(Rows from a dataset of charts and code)

####

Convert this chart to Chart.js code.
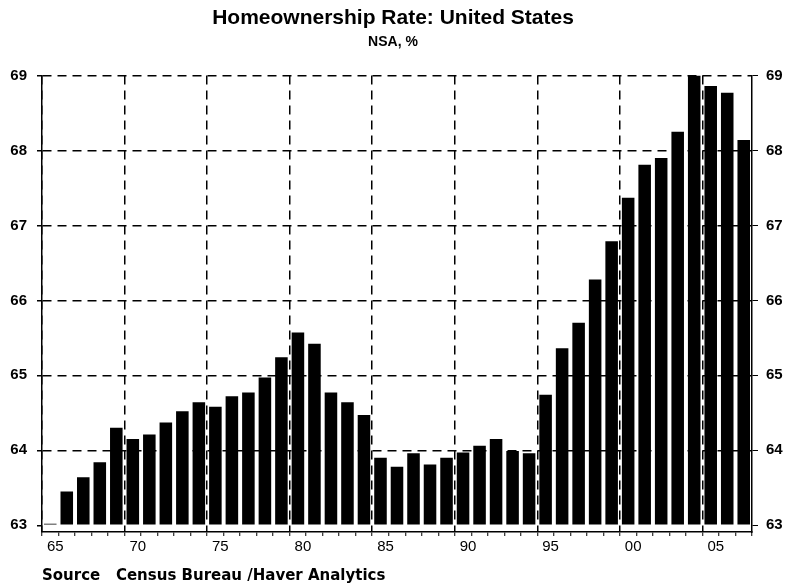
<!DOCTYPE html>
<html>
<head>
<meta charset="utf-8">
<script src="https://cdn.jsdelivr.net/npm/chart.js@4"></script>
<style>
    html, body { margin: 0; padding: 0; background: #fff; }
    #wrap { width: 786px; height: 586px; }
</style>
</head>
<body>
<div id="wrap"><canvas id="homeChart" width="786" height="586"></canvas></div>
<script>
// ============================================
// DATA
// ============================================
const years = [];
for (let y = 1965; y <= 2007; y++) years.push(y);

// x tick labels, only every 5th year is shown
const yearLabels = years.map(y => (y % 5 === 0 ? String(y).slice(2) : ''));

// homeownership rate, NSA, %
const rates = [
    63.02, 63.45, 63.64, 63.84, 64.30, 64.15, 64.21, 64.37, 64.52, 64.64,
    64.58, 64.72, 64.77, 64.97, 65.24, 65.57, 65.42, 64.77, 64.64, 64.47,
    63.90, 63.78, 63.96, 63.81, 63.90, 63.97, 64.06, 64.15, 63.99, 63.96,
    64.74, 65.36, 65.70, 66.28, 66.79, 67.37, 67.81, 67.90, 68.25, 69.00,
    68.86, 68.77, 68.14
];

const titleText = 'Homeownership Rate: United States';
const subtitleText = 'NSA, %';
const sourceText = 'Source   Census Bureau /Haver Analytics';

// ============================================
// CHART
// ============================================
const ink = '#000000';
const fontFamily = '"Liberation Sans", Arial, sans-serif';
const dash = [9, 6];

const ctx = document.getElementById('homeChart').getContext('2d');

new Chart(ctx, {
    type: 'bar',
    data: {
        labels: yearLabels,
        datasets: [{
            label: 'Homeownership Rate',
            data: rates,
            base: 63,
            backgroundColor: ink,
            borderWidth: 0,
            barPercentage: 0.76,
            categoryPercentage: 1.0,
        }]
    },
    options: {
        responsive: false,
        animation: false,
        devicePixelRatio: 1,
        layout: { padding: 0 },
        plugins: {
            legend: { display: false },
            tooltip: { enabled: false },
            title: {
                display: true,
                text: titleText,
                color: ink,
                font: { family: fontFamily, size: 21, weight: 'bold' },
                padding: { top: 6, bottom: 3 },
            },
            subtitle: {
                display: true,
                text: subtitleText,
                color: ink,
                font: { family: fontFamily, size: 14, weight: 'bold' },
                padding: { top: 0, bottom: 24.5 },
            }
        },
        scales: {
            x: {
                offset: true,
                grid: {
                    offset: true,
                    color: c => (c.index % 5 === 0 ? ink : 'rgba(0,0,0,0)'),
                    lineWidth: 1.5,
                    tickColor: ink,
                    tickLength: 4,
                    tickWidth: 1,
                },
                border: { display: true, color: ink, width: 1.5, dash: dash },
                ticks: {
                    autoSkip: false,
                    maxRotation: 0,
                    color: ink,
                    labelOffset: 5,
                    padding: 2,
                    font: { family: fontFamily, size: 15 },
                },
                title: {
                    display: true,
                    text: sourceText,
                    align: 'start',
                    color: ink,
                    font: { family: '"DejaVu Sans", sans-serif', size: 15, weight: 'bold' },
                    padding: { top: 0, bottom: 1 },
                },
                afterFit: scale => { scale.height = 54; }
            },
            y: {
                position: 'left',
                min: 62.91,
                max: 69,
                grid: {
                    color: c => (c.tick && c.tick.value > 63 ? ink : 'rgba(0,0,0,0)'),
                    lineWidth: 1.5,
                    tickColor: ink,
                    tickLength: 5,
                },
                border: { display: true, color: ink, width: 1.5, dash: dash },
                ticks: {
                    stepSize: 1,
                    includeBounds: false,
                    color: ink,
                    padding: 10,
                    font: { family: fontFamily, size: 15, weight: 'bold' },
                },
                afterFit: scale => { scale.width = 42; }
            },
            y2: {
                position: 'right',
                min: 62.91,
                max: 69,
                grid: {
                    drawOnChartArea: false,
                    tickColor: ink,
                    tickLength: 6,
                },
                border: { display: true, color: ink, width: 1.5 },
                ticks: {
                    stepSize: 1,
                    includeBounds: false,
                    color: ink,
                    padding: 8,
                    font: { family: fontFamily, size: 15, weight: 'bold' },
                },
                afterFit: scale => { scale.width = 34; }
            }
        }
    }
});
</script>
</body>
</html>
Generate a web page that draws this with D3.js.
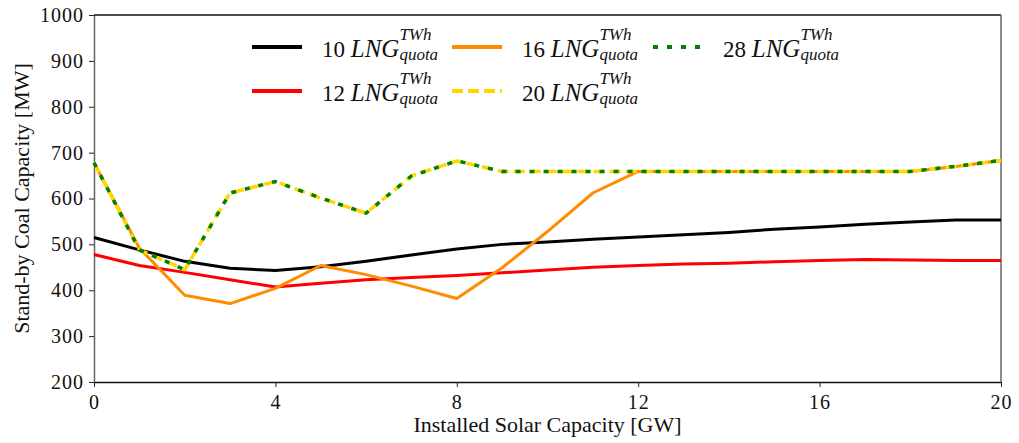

####

▶ _Task directions_:
Repeat only the lines from the beginning of the material through the line containing "const sourceText = 'Source", both ends kept, leaving pictures out.

▶ _Exercise result_:
Convert this chart to Chart.js code.
<!DOCTYPE html>
<html>
<head>
<meta charset="utf-8">
<script src="https://cdn.jsdelivr.net/npm/chart.js@4"></script>
<style>
    html, body { margin: 0; padding: 0; background: #fff; }
    #wrap { width: 786px; height: 586px; }
</style>
</head>
<body>
<div id="wrap"><canvas id="homeChart" width="786" height="586"></canvas></div>
<script>
// ============================================
// DATA
// ============================================
const years = [];
for (let y = 1965; y <= 2007; y++) years.push(y);

// x tick labels, only every 5th year is shown
const yearLabels = years.map(y => (y % 5 === 0 ? String(y).slice(2) : ''));

// homeownership rate, NSA, %
const rates = [
    63.02, 63.45, 63.64, 63.84, 64.30, 64.15, 64.21, 64.37, 64.52, 64.64,
    64.58, 64.72, 64.77, 64.97, 65.24, 65.57, 65.42, 64.77, 64.64, 64.47,
    63.90, 63.78, 63.96, 63.81, 63.90, 63.97, 64.06, 64.15, 63.99, 63.96,
    64.74, 65.36, 65.70, 66.28, 66.79, 67.37, 67.81, 67.90, 68.25, 69.00,
    68.86, 68.77, 68.14
];

const titleText = 'Homeownership Rate: United States';
const subtitleText = 'NSA, %';
const sourceText = 'Source   Census Bureau /Haver Analytics';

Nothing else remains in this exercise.